Whether you are an exhibitor trying to navigate the new medium of virtual trade shows or a corporation using virtual platforms to enlarge the opening to your sales funnel, Dennis Shiao’s new book, “Generate Sales Leads with Virtual Events” and his upcoming presentation at the Virtual Edge Summit can help. As with any new environment—the Antarctic, third world countries, and the Moon—you have to take the surroundings into account. Much of what Shiao advocates is straightforward advice that will work in any scenario. However, paying respect, as he does, to the disruption in normalcy that occurs in a virtual setting is the key to having success with it.
In the book, Shiao, director of product marketing at INXPO, outlines a five-step plan (hint: if you just skim the subtitles, it sounds like selling in any other environment, so read on):
1. Define your mission statement—get your entire team on the same page by quantifying exactly what it is you want to get out of the virtual event. Because of the rich metrics available, your mission statement can be highly targeted such as, “100 leads from a specific vertical,” Shiao says.
2. Assemble an all-star team—select a diverse mix of people from sales to product experts to staff the virtual booth or corporate meeting. This is where virtual might even trump physical events. Folks from all over the organization can chime in to address customer needs. You don’t have to rely on the people in the room. Nevertheless, you will need to assess their online fluency and train them on how to behave in a virtual world.
3. Build and promote your presence—get out the online bullhorn and let customers, prospects, and ordinary citizens know about your virtual booth or meeting. That’s the beauty of all things digital. The audience can grow itself and they can attend with little effort. Plus, those on social channels will be the most comfortable in a virtual setting. “Use all the tools at your disposal to generate awareness and attract visitors,” Shiao advises.
4. Engage with prospects—Have your engagement protocols ready to go. The window of engagement is both a tremendous weakness in the virtual environment and an exhibitor’s greatest opportunity. If you have 60 seconds to make eye contact and acknowledge someone who has entered your physical booth (or meeting room), how much time do you have in a virtual booth when you can’t see his or her eyes? Shiao advises exhibitors and meeting hosts to develop a set of tactics from immediate responses and V cards to rich media that let visitors know you are there and keep them engaged longer.
5. Qualify and follow up with prospects—go back to the rich virtual metrics (which you don’t often obtain from a physical trade show or meeting), drill down to determine what stage of the buying process the visitors are in, and follow up accordingly. “Virtual events have built-in RFID. You have access to the entire trail of activity and you have the benefit of a pile of data you don’t have with face-to-face events,” Shiao explains. In other words, don’t treat prospects like you don’t know what they want when their virtual behavior offers so many clues.

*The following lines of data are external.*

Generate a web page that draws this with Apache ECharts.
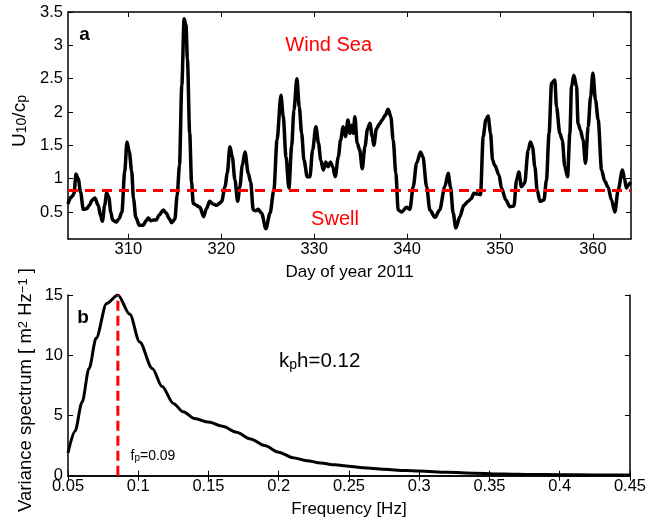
<!DOCTYPE html>
<html>
<head>
<meta charset="utf-8">
<script src="https://cdn.jsdelivr.net/npm/echarts@6/dist/echarts.min.js"></script>
<style>html,body{margin:0;padding:0;background:#fff}#c{width:649px;height:523px}</style>
</head>
<body>
<div id="c"></div>
<script>
// Panel a: U10/cp time series
const days = [303.5,303.8,304.0,304.15,304.36,304.6,304.85,305.15,305.5,305.8,306.1,306.4,306.75,307.0,307.2,307.45,307.66,307.9,308.1,308.3,308.7,309.0,309.3,309.6,309.85,310.1,310.35,310.55,310.8,311.17,311.6,311.9,312.14,312.4,312.7,313.0,313.3,313.75,314.1,314.4,314.66,315.0,315.25,315.5,315.75,316.0,316.2,316.35,316.6,316.8,316.98,317.3,317.7,318.1,318.4,318.75,319.1,319.5,319.8,320.04,320.4,320.64,320.93,321.18,321.47,321.76,322.0,322.26,322.55,322.9,323.16,323.44,323.7,323.97,324.34,324.8,325.24,325.66,326.0,326.42,326.67,326.96,327.28,327.57,327.82,328.14,328.39,328.65,328.9,329.25,329.54,329.83,330.18,330.47,330.7,330.98,331.25,331.5,331.75,332.0,332.26,332.6,332.84,333.12,333.37,333.63,333.85,334.05,334.2,334.38,334.63,334.9,335.17,335.46,335.75,336.0,336.25,336.42,336.7,337.07,337.3,337.64,337.96,338.25,338.5,338.79,339.04,339.4,339.94,340.3,340.66,341.02,341.45,341.7,342.1,342.45,343.0,343.5,344.06,344.42,344.67,344.96,345.25,345.68,346.1,346.57,346.9,347.18,347.63,347.9,348.19,348.47,348.72,348.98,349.2,349.44,349.9,350.16,350.63,351.06,351.5,351.78,352.03,352.3,352.65,353.03,353.28,353.5,353.75,354.0,354.3,354.73,355.0,355.28,355.55,355.9,356.08,356.44,356.7,356.98,357.27,357.52,357.7,357.95,358.24,358.4,358.65,358.94,359.2,359.49,359.75,360.0,360.28,360.57,360.93,361.28,361.64,362.0,362.36,362.72,363.18,363.4,363.6,363.8,364.05];
const u10cp = [0.62,0.72,0.74,0.78,1.07,1.0,0.8,0.54,0.55,0.6,0.68,0.71,0.6,0.45,0.36,0.6,0.79,0.72,0.5,0.38,0.35,0.4,0.5,1.1,1.55,1.4,1.12,0.7,0.42,0.3,0.3,0.37,0.41,0.37,0.38,0.38,0.45,0.53,0.48,0.4,0.34,0.39,0.75,1.2,2.4,3.4,3.3,2.8,1.68,0.95,0.63,0.6,0.57,0.43,0.55,0.66,0.62,0.6,0.63,0.66,0.88,1.08,1.48,1.33,0.98,0.66,0.88,1.2,1.4,1.08,0.95,0.53,0.52,0.54,0.48,0.25,0.48,0.83,1.58,2.25,1.93,1.33,0.86,1.48,2.03,2.5,2.08,1.68,1.28,1.03,1.03,1.43,1.78,1.53,1.28,1.13,1.25,1.18,1.25,1.18,1.03,1.33,1.58,1.78,1.63,1.88,1.68,1.8,1.68,1.93,1.53,1.43,1.15,1.48,1.75,1.83,1.63,1.5,1.75,1.83,1.88,1.95,2.04,1.93,1.58,1.08,0.53,0.5,0.57,0.54,0.88,1.23,1.4,1.33,0.88,0.53,0.42,0.53,0.88,1.08,0.88,0.48,0.26,0.43,0.6,0.66,0.7,0.78,0.77,0.76,1.63,1.88,1.94,1.68,1.28,1.2,1.05,0.86,0.68,0.58,0.59,0.98,1.1,0.88,0.93,1.43,1.55,1.48,1.18,0.83,0.66,0.68,0.98,1.68,2.43,2.48,2.08,1.68,1.58,1.18,1.03,1.68,2.38,2.55,2.38,1.83,1.73,1.58,1.23,1.78,2.23,2.58,2.18,1.88,1.13,0.96,0.87,0.68,0.5,0.83,1.13,1.0,0.86,0.9,0.95];
const threshold = 0.83;
const dayTicks = [310,320,330,340,350,360];
const ratioTicks = [0.5,1,1.5,2,2.5,3,3.5];

// Panel b: variance spectrum
const freq = [0.05,0.055,0.06,0.065,0.07,0.0775,0.0855,0.094,0.101,0.11,0.117,0.125,0.132,0.14,0.15,0.16,0.17,0.18,0.19,0.2,0.21,0.22,0.23,0.24,0.25,0.26,0.275,0.29,0.3,0.32,0.34,0.36,0.38,0.4,0.425,0.45];
const spec = [1.9,3.7,6.1,8.9,11.4,14.3,15.0,13.4,11.1,8.9,7.4,6.0,5.3,4.75,4.45,4.1,3.6,3.05,2.5,1.95,1.5,1.25,1.05,0.9,0.78,0.66,0.53,0.43,0.38,0.28,0.2,0.14,0.1,0.08,0.06,0.05];
const fp = 0.0855;
const fpPeak = 15.0;
const freqTicks = [0.05,0.1,0.15,0.2,0.25,0.3,0.35,0.4,0.45];
const specTicks = [0,5,10,15];

const FONT = "'Liberation Sans', Arial, Helvetica, sans-serif";
const chart = echarts.init(document.getElementById('c'), null, {renderer: 'canvas'});

const axLine = {show: true, lineStyle: {color: '#000', width: 1.5}};
function tick(vals) { return {show: true, inside: true, length: 5, lineStyle: {color: '#000', width: 1}, customValues: vals}; }
function lab(vals, fmt) { return {show: true, color: '#000', fontSize: 16.5, fontFamily: FONT, customValues: vals, formatter: fmt}; }
const fmt2 = v => String(parseFloat(Number(v).toFixed(2)));

const option = {
  animation: false,
  backgroundColor: '#fff',
  textStyle: {fontFamily: FONT},
  grid: [
    {left: 68, top: 12, width: 563, height: 226.7},
    {left: 68, top: 295, width: 563, height: 180.7}
  ],
  xAxis: [
    {gridIndex: 0, type: 'value', position: 'bottom', min: 303.5, max: 364.1, axisLine: axLine, axisTick: tick(dayTicks),
     axisLabel: Object.assign(lab(dayTicks, fmt2), {margin: 2}), splitLine: {show: false},
     name: 'Day of year 2011', nameLocation: 'middle', nameGap: 25,
     nameTextStyle: {color: '#000', fontSize: 17, fontFamily: FONT}},
    {gridIndex: 0, type: 'value', position: 'top', min: 303.5, max: 364.1, axisLine: axLine, axisTick: tick(dayTicks),
     axisLabel: {show: false}, splitLine: {show: false}},
    {gridIndex: 1, type: 'value', position: 'bottom', min: 0.05, max: 0.45, axisLine: axLine, axisTick: tick(freqTicks),
     axisLabel: Object.assign(lab(freqTicks, fmt2), {margin: 2}), splitLine: {show: false},
     name: 'Frequency [Hz]', nameLocation: 'middle', nameGap: 25,
     nameTextStyle: {color: '#000', fontSize: 17, fontFamily: FONT}},
    {gridIndex: 1, type: 'value', position: 'top', min: 0.05, max: 0.45, axisLine: axLine, axisTick: tick(freqTicks),
     axisLabel: {show: false}, splitLine: {show: false}}
  ],
  yAxis: [
    {gridIndex: 0, type: 'value', position: 'left', min: 0.1, max: 3.5, axisLine: axLine, axisTick: tick(ratioTicks),
     axisLabel: Object.assign(lab(ratioTicks, fmt2), {margin: 5}), splitLine: {show: false}},
    {gridIndex: 0, type: 'value', position: 'right', min: 0.1, max: 3.5, axisLine: axLine, axisTick: tick(ratioTicks),
     axisLabel: {show: false}, splitLine: {show: false}},
    {gridIndex: 1, type: 'value', position: 'left', min: 0, max: 15, axisLine: axLine, axisTick: tick(specTicks),
     axisLabel: Object.assign(lab(specTicks, fmt2), {margin: 5}), splitLine: {show: false}},
    {gridIndex: 1, type: 'value', position: 'right', min: 0, max: 15, axisLine: axLine, axisTick: tick(specTicks),
     axisLabel: {show: false}, splitLine: {show: false}}
  ],
  series: [
    {type: 'line', xAxisIndex: 0, yAxisIndex: 0, data: days.map((d, i) => [d, u10cp[i]]),
     showSymbol: false, smooth: 0.3, smoothMonotone: 'x', lineStyle: {color: '#000', width: 3.5}, z: 2,
     markLine: {silent: true, symbol: 'none', label: {show: false}, animation: false,
       lineStyle: {color: '#ff0000', width: 3, type: [10, 7]}, data: [{yAxis: threshold}], z: 3}},
    {type: 'line', xAxisIndex: 2, yAxisIndex: 2, data: freq.map((f, i) => [f, spec[i]]),
     showSymbol: false, smooth: 0.3, smoothMonotone: 'x', lineStyle: {color: '#000', width: 3}, z: 2},
    {type: 'line', xAxisIndex: 2, yAxisIndex: 2, data: [[fp, 0], [fp, fpPeak]],
     showSymbol: false, lineStyle: {color: '#ff0000', width: 3, type: [10, 5]}, z: 3}
  ],
  graphic: [
    {type: 'text', x: 14, y: 121, rotation: Math.PI / 2,
     style: {text: '{n|U}{s|10}{n|/c}{s|p}', align: 'center', verticalAlign: 'middle', fill: '#000',
       rich: {n: {fontSize: 19, lineHeight: 19, verticalAlign: 'bottom', fontFamily: FONT, fill: '#000'},
              s: {fontSize: 14, lineHeight: 30, verticalAlign: 'bottom', fontFamily: FONT, fill: '#000'}}}},
    {type: 'text', x: 30, y: 390, rotation: Math.PI / 2,
     style: {text: '{n|Variance spectrum [ m}{u|2}{n| Hz}{u|\u22121}{n| ]}', align: 'center', verticalAlign: 'middle', fill: '#000',
       rich: {n: {fontSize: 18.5, lineHeight: 18.5, verticalAlign: 'top', fontFamily: FONT, fill: '#000'},
              u: {fontSize: 13, lineHeight: 27, verticalAlign: 'top', fontFamily: FONT, fill: '#000'}}}},
    {type: 'text', x: 84.5, y: 34.5, style: {text: 'a', font: 'bold 19px ' + FONT, align: 'center', verticalAlign: 'middle', fill: '#000'}},
    {type: 'text', x: 83, y: 317.5, style: {text: 'b', font: 'bold 19px ' + FONT, align: 'center', verticalAlign: 'middle', fill: '#000'}},
    {type: 'text', x: 328.7, y: 45.5, style: {text: 'Wind Sea', font: '20px ' + FONT, align: 'center', verticalAlign: 'middle', fill: '#ff0000'}},
    {type: 'text', x: 335, y: 219, style: {text: 'Swell', font: '20px ' + FONT, align: 'center', verticalAlign: 'middle', fill: '#ff0000'}},
    {type: 'text', x: 279, y: 342,
     style: {text: '{n|k}{s|p}{n|h=0.12}', align: 'left', verticalAlign: 'top', fill: '#000',
       rich: {n: {fontSize: 20.5, lineHeight: 20.5, verticalAlign: 'bottom', fontFamily: FONT, fill: '#000'},
              s: {fontSize: 14, lineHeight: 30, verticalAlign: 'bottom', fontFamily: FONT, fill: '#000'}}}},
    {type: 'text', x: 130.5, y: 442,
     style: {text: '{n|f}{s|p}{n|=0.09}', align: 'left', verticalAlign: 'top', fill: '#000',
       rich: {n: {fontSize: 14, lineHeight: 14, verticalAlign: 'bottom', fontFamily: FONT, fill: '#000'},
              s: {fontSize: 10, lineHeight: 21, verticalAlign: 'bottom', fontFamily: FONT, fill: '#000'}}}}
  ]
};
chart.setOption(option);
</script>
</body>
</html>
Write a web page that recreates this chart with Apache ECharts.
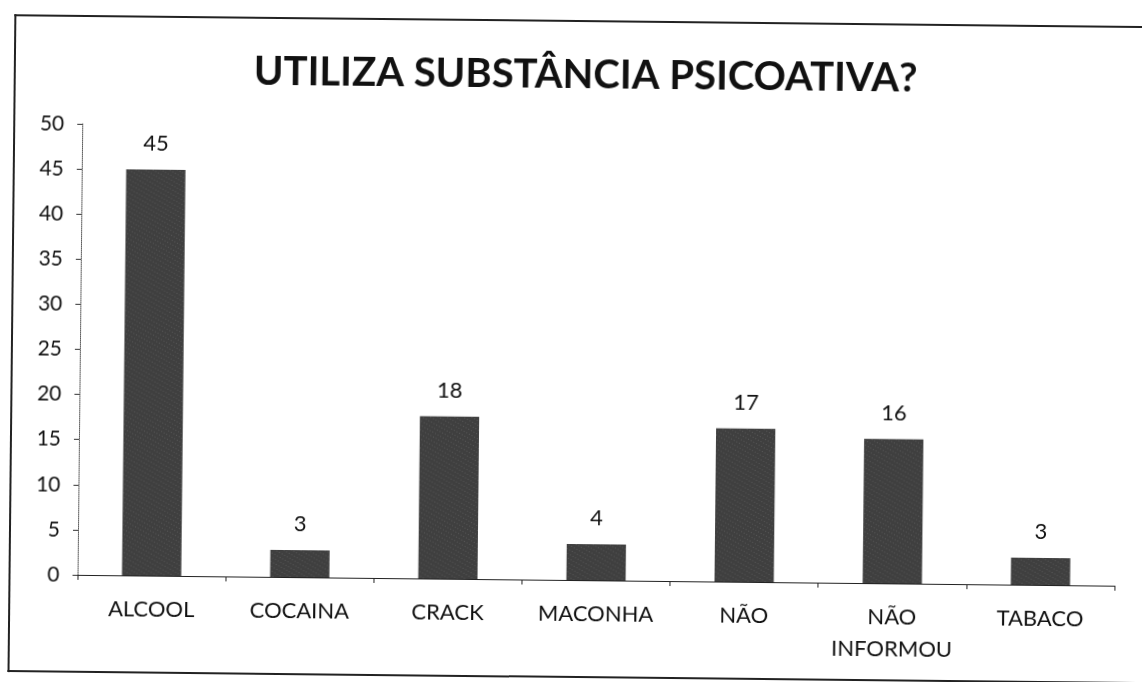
<!DOCTYPE html>
<html>
<head>
<meta charset="utf-8">
<script src="https://cdn.jsdelivr.net/npm/echarts@6/dist/echarts.min.js"></script>
<style>
  html, body { margin: 0; padding: 0; background: #fff; overflow: hidden; }
  #sheet { position: absolute; left: 0; top: 0; width: 1142px; height: 682px;
           transform: rotate(0.6deg); transform-origin: 571px 341px; }
  #frame { position: absolute; left: 11px; top: 20px; width: 1200px; height: 658px;
           border-left: 2px solid #222; border-top: 2px solid #222; border-bottom: 2px solid #222; box-sizing: border-box; }
  #chart { position: absolute; left: 0; top: 0; width: 1142px; height: 682px; }
</style>
</head>
<body>
<div id="sheet">
  <div id="frame"></div>
  <div id="chart"></div>
</div>
<script>
// Substance use answers and counts
const categories = ['ALCOOL', 'COCAINA', 'CRACK', 'MACONHA', 'NÃO', 'NÃO\nINFORMOU', 'TABACO'];
const counts = [45, 3, 18, 4, 17, 16, 3];
const yTicks = { min: 0, max: 50, interval: 5 };

const font = 'Lato, "Open Sans", sans-serif';
const chart = echarts.init(document.getElementById('chart'), null, { renderer: 'canvas' });
chart.setOption({
  animation: false,
  backgroundColor: 'transparent',
  title: {
    text: 'UTILIZA SUBSTÂNCIA PSICOATIVA?',
    left: 246,
    top: 50,
    textStyle: { fontFamily: font, fontWeight: 'bold', fontSize: 40, color: '#111' }
  },
  grid: { left: 80, right: 25, top: 129, bottom: 102, containLabel: false },
  xAxis: {
    type: 'category',
    data: categories,
    axisLine: { lineStyle: { color: '#222', width: 1.2 } },
    axisTick: { show: true, length: 5, lineStyle: { color: '#222' } },
    axisLabel: { color: '#111', fontFamily: font, fontSize: 22, margin: 18, lineHeight: 32, interval: 0 }
  },
  yAxis: {
    type: 'value',
    min: yTicks.min, max: yTicks.max, interval: yTicks.interval,
    splitLine: { show: false },
    axisLine: { show: true, lineStyle: { color: '#555', width: 1, type: 'dotted' } },
    axisTick: { show: true, length: 5, lineStyle: { color: '#333' } },
    axisLabel: { color: '#111', fontFamily: font, fontSize: 21, margin: 18 }
  },
  series: [{
    type: 'bar',
    data: counts,
    barWidth: '40%',
    itemStyle: {
      color: '#3f3f3f',
      decal: {
        symbol: 'rect',
        symbolSize: 0.6,
        color: 'rgba(255,255,255,0.45)',
        dashArrayX: [1, 2],
        dashArrayY: [1, 3],
        rotation: 0.5
      }
    },
    label: { show: true, position: 'top', distance: 15, color: '#111', fontFamily: font, fontSize: 22 }
  }]
});
</script>
</body>
</html>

Much of the misunderstanding and even fear of virtual platforms comes from tossing virtual and physical events into the same features and benefits bucket. In reality, virtual events emulate physical events—a clear attempt on the part of platform providers to aid comprehension—but the value propositions are different. During this exploration and experimentation phase, Shiao is on target with his book and his advice. For the moment, exhibitors and meeting hosts can still aim for the low-hanging fruit by tweaking their existing sales processes to accommodate the virtual differences until the platform reaches its full potential and an entirely new way of selling emerges.